Friday, September 19, 2008

Insert witty title here...

It’s been a really rough week mentally, physically, and emotionally. I’m past the point of exhausted at this point and I haven’t been feeling well. I pretty much don’t sleep and it’s starting to take its toll on me. Between constantly having to get up throughout the night to pee and how bad my hips hurt. It’s just insane! People that know me, know that I am not one to complain when I am sick or in pain. I pretty much just suck it up, deal with it and wait for it to go away. I’ve tried taking Tylenol a couple of times before bed to see if it helped at all but it doesn’t really. Everything hurts and I’m just so uncomfortable. I have such a preggo waddle it isn’t even funny. My hips and back hurt so much at night it’s getting hard for me to get out of bed to go to the bathroom. It’s like my hips just don’t work or something. I didn’t think that this pregnancy would be so hard on me physically. I know it’s harder to carry twins than a single baby but jeez! I know it will be worth it in the end but it’s just getting really hard right now. I’ve also been getting really crampy lately. I guess maybe my body is just getting ready to go into labor in a few weeks? Who knows? I go to the doctors next week for my check-up and I’ll ask her about it then.

The other day I was in walmart with my sister and half way through the store I got this horrible cramping pain in my belly. It was so bad I thought I was going to throw up, it took my breath away and i was having a hard time walking. All I kept thinking was I can’t go into labor already, it’s too early! We hurried up and checked out and I came home to relax. The pain was there all night but luckily when I got up the next day it was gone. A couple times since then I will get bad cramps almost like period cramps for about 5 minutes or so and then it will pass. I just feel so crappy and I feel bad that I’m even complaining about this. Once the girls are born I will have forgotten all of these aches and pains but right now it’s really tough. I keep telling John that I don’t know how much more of this I can take.
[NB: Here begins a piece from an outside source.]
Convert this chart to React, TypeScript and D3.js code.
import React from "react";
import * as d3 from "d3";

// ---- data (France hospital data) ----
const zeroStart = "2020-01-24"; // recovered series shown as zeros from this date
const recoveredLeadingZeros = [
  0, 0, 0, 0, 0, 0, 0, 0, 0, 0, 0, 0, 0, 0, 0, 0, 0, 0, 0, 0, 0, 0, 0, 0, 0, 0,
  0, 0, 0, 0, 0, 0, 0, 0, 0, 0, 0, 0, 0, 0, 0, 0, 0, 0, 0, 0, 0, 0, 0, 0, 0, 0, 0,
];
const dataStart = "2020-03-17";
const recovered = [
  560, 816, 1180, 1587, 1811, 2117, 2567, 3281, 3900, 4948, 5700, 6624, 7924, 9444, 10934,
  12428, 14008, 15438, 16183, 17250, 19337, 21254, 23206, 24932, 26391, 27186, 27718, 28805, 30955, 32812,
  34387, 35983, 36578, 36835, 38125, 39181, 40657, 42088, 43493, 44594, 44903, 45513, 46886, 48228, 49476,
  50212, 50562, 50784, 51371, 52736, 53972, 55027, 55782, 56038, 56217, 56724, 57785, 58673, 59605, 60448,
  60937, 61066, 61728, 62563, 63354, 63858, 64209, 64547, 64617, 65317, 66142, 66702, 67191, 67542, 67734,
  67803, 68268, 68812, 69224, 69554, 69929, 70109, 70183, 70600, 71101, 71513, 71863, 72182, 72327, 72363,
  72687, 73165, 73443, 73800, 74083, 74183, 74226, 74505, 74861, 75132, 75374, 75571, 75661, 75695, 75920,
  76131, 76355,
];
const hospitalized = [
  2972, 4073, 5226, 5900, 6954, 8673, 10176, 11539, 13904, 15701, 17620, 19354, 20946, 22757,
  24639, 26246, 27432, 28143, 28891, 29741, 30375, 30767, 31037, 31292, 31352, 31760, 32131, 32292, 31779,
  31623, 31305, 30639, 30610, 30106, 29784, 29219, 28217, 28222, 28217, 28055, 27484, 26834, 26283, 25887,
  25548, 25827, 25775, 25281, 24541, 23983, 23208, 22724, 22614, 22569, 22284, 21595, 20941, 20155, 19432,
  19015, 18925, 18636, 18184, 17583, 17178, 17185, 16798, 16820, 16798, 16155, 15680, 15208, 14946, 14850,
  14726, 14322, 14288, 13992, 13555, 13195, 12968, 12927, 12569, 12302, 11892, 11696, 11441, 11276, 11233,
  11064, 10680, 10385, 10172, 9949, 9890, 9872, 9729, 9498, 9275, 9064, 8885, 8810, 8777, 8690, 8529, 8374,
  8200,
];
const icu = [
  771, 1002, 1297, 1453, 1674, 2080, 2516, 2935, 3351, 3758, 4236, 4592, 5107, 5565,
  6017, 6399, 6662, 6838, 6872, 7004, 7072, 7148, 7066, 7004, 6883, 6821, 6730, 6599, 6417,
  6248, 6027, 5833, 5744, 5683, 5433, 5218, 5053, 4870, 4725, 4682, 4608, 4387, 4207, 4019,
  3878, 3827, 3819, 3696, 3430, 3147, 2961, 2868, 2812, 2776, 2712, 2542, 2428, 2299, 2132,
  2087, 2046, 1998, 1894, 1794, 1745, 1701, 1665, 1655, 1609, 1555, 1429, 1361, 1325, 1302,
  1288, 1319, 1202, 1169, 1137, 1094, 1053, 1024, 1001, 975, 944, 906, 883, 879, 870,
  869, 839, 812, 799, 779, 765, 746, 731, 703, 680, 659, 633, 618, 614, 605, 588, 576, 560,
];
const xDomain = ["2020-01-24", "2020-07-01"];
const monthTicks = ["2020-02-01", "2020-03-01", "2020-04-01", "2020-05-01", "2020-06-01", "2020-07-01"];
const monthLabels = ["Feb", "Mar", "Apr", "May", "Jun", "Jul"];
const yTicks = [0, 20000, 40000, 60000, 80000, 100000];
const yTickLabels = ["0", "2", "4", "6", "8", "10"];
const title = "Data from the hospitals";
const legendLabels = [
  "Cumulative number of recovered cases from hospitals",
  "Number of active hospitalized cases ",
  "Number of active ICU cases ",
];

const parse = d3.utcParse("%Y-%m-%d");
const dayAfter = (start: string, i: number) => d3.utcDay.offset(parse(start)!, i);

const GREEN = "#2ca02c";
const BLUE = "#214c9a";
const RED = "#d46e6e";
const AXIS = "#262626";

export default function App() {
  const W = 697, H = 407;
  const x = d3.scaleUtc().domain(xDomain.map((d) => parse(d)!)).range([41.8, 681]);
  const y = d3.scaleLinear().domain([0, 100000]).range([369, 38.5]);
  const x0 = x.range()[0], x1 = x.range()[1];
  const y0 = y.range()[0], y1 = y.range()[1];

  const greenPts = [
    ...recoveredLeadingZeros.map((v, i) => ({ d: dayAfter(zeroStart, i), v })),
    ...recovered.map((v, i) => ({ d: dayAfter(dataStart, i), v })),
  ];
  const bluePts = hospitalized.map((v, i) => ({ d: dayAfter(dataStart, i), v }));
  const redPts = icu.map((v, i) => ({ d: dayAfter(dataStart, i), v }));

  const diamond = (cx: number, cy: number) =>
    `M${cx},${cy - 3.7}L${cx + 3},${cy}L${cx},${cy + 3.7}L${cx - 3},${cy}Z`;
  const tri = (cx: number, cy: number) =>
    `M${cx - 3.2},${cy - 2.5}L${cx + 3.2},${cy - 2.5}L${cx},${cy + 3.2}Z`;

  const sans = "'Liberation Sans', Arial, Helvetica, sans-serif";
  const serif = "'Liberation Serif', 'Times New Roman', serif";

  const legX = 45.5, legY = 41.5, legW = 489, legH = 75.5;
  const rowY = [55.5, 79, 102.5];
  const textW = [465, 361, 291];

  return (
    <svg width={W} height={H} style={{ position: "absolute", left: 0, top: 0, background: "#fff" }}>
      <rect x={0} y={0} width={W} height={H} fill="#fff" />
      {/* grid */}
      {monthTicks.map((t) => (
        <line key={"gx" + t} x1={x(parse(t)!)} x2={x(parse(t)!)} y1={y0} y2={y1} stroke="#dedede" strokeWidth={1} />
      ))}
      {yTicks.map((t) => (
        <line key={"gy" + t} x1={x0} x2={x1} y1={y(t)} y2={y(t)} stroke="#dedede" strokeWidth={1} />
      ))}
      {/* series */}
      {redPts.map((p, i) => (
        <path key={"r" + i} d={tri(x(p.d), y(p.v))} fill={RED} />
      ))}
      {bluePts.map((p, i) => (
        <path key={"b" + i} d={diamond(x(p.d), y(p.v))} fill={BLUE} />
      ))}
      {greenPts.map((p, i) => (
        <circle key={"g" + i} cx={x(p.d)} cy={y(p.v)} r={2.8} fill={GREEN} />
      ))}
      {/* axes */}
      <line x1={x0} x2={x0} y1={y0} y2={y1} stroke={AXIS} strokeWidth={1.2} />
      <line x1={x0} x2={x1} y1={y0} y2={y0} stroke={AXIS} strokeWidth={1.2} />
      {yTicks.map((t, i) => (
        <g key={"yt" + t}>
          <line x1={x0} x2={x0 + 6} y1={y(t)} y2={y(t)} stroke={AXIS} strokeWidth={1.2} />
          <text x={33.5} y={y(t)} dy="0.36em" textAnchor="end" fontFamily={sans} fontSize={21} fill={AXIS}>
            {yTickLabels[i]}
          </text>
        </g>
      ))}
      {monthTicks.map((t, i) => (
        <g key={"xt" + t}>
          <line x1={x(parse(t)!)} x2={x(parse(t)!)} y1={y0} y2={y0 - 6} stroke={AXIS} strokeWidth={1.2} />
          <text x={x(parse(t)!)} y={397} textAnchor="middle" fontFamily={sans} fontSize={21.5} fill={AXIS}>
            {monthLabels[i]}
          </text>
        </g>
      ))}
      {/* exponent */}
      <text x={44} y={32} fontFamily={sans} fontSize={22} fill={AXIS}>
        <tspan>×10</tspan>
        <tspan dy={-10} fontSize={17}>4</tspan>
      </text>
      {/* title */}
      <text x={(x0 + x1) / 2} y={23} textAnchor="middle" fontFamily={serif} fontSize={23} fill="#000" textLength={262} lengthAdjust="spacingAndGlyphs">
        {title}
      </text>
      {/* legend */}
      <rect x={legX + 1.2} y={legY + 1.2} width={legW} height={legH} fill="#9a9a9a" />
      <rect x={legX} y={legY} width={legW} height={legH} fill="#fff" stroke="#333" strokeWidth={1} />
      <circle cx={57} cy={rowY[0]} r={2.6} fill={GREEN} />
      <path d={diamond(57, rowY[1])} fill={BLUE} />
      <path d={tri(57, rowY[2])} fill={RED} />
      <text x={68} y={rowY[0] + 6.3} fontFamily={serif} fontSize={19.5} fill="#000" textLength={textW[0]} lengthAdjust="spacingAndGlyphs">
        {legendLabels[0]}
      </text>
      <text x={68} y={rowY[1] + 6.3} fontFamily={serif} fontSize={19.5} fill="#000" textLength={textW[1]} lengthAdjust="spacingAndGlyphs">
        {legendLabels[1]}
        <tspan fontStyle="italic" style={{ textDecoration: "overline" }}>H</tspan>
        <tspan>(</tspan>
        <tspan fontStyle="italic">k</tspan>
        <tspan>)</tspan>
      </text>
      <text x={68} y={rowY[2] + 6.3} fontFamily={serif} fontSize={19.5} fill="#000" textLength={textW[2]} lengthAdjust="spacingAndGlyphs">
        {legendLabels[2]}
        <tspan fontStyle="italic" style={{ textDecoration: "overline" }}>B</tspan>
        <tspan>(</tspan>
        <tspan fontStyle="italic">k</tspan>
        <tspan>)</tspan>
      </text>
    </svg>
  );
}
A couple of times this week I woke up feeling like a complete selfish bitch and just horrible. While I’m just lying in bed or sitting in my rocking chair wide awake all I do is sit there and obsess and think. Well, a few times this week I started thinking maybe a c-section wouldn’t be so bad if the doctor said I should have one at 37-38 weeks. Now everyone that knows me knows that I am pretty anti c-section unless there is a medical reason behind it. That is the ONLY reason that I would have a c-section, if there was a medical emergency. I’ve talked about this a million times throughout both of my pregnancies so I won’t go into it again. Anyway, I just felt like maybe I could just do it to get it over with so that I wasn’t so uncomfortable. I know it’s horrible and I’m sure I wouldn’t do it but I just felt very selfish and bad for even thinking about doing it. I know that the girls will come on their own when they are ready to and not a minute before. So after I beat myself up about being so selfish I try to put it out there to the universe and just remind myself that I can do this and it will all be worth it in the end.

Anyway, enough complaining!! The girls are doing awesome and totally kicking my butt. John was sitting here the other night with his hand on my belly feeling them dance around like crazy. Usually as soon as I say look John, they freeze and don’t move. Haha. Not this time, they were going crazy! We got some stuff done last weekend around the house and in the nursery. We’ll be doing a lot more of that this weekend. I don’t know if I mentioned it before but John and I made a baby registry a few weeks ago. Not for a shower or anything but so that for my birthday, which was last weekend and the holidays and stuff people can just buy us stuff for the girls. I don’t personally need anything, I have enough crap. I would rather people buy us stuff for the girls which is what we need. So for my birthday my family members bought us some stuff for them off the registry so we need to go through that stuff, get it washed, and set up. I was so happy! We’re going to take the gift cards and cash that I got this weekend and go buy some more stuff off the registry that we need. Having babies is so expensive! Haha. We’re using what we can from Aiden but now that there’s two of them and they are both girls we still need more stuff. I’ve made like a million receiving blankets for them. I have so many fabrics that I love, I just can’t decide which ones I want to use. LOL.

Aiden is doing awesome as usual. He wasn’t feeling well the beginning of the week. I think it was from getting his flu shot. He would be fine one minute and a hysterical mess the next. I felt so bad for him. He seems to be doing better the last two days though. He’s talking more or at least I say he is. This morning I swear he said “wake up mom”. It was too cute! I wasn’t even sleeping, I was just laying in bed with my eyes shut. We’re going to take him tomorrow to go and get his 2 year pictures taken. I know we are a bit behind but we’re trying. Hopefully he’ll sit nice for the photographer and we’ll get some cute pictures. We haven’t had his pictures taken since September of last year.

Anyway, I’m going to go and get some stuff done and spend some time with my lil munchkin. He’s been very patiently waiting for me.